Monday, January 11, 2010

Them Are Fighting Words!

How does my goal such as loving God and people play out practically amidst the spinning world of a very busy family? Is it in the moment to moment choices? Is it sitting quietly and communing with the presence of God? Or is it in the becoming? I think it is found in all of those. If I could have taken a snap shot of my soul 28 days ago what would it have looked like? What would it look like today? What would it look like on day 100? Although all those elements have contributed to this living experiment it is in the becoming that I find the transformation. It is in the becoming where choices and communion collide and creation works it magic.
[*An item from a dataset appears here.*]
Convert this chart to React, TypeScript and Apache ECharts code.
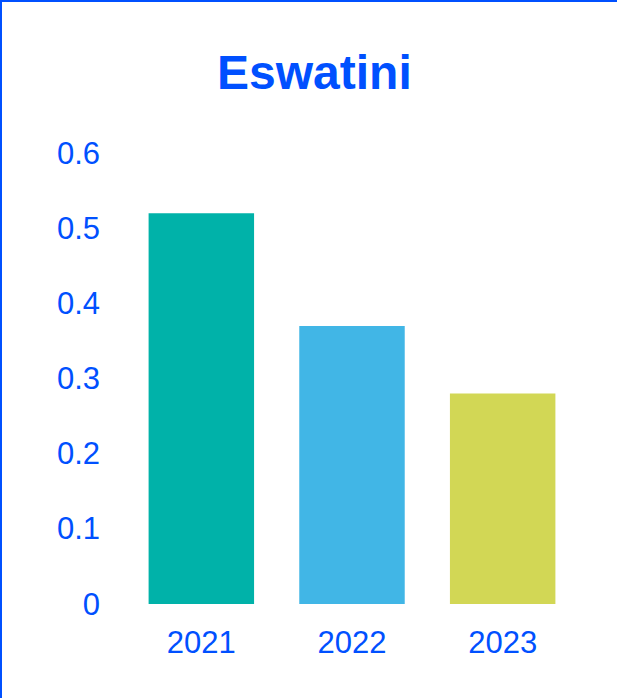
import React, { useEffect, useRef } from "react";
import * as echarts from "echarts";

const categories = ["2021", "2022", "2023"];
const values = [0.52, 0.37, 0.28];
const barColors = ["#00b2a9", "#41b6e6", "#d2d755"];
const titleText = "Eswatini";

const BLUE = "#0050ff";
const FONT = "'Liberation Sans', Arial, Helvetica, sans-serif";

export default function App() {
  const ref = useRef<HTMLDivElement>(null);
  useEffect(() => {
    if (!ref.current) return;
    const chart = echarts.init(ref.current, null, { renderer: "svg" });
    chart.setOption({
      animation: false,
      backgroundColor: "#ffffff",
      title: {
        text: titleText,
        left: 212,
        top: 43,
        textStyle: { color: BLUE, fontFamily: FONT, fontWeight: "bold", fontSize: 48 },
      },
      grid: { left: 126, right: 39, top: 153, bottom: 94, containLabel: false },
      xAxis: {
        type: "category",
        data: categories,
        axisLine: { show: false },
        axisTick: { show: false },
        axisLabel: { color: BLUE, fontFamily: FONT, fontSize: 31, margin: 23 },
      },
      yAxis: {
        type: "value",
        min: 0,
        max: 0.6,
        interval: 0.1,
        splitLine: { show: false },
        axisLine: { show: false },
        axisTick: { show: false },
        axisLabel: { color: BLUE, fontFamily: FONT, fontSize: 31, margin: 26 },
      },
      series: [
        {
          type: "bar",
          barWidth: "70%",
          data: values.map((v, i) => ({ value: v, itemStyle: { color: barColors[i] } })),
        },
      ],
    });
    return () => chart.dispose();
  }, []);
  return (
    <div style={{ position: "fixed", left: 0, top: 0, width: 617, height: 698, background: "#fff" }}>
      <div ref={ref} style={{ width: 617, height: 698 }} />
      <div
        style={{
          position: "absolute",
          left: 0,
          top: 0,
          width: 617,
          height: 698,
          boxSizing: "border-box",
          borderTop: `2px solid ${BLUE}`,
          borderLeft: `2px solid ${BLUE}`,
          pointerEvents: "none",
        }}
      />
    </div>
  );
}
My perceptions are different. My responses are different. Even in the whirlwind of my existence a solid settled sense of being has taken over. It is not that the outward aspects of my life have changed. I have changed. Deliberately. Consciously. Intentionally. I have crossed the line and I could never return to passive living. I have learned in 28 days how to grab a hold of the every day and make it mine. Like the cowboy roping the bull I have taken the lasso and landed my target.

On day 1 I was akin to the toddling babe just learning how to take its first steps. Lots of deep breaths and pauses in the day. Lots of falling down and having to pick myself back up. Determination filled every nook of my being. What does it mean to walk in the light because He is in the light? How do we "put off our old self" as it is spoken in Ephesians 4:24. It does not just happen because we wish it to. Change like that does not occur because we "feel" it or "want" it to be so. Like a coat must be physically taken off so we must take action and "put off" who we don't want to be. Choices must be made. We must recognize that there are truly things that look good but steal life. That there are those things that we genuinely want and yet are not the best for us. I did. I do. I want what I want and I want it now. Or at least I did. Not so much anymore. I am "created to be like God in true righteousness and holiness" (Eph. 4:24). Not in a religious attitude but in practical humble everyday life. Righteousness is an action and a state of being not a pretense. It is by taking control of the mind and making new. Purposefully and intentionally putting to death anything that would stand contrary to the nature of Christ. Not allowing excuses to pass my lips but allowing my will to rise up and command my soul to shut up.

We are urged to live a life worthy of the calling we have received. We are told to be completely humble and gentle, patient and to bear up in love. We are told to MAKE EVERY EFFORT to keep the unity of the Spirit through the bond of peace. Those are actions words. A Southern friend of mine would say; "them are fighting words!" They are ... they are! So step up! You are worth the fight. Live the best life that you can possibly live every day...... and at the end, no matter what there will be a smile on your face and peace in the depths of your soul.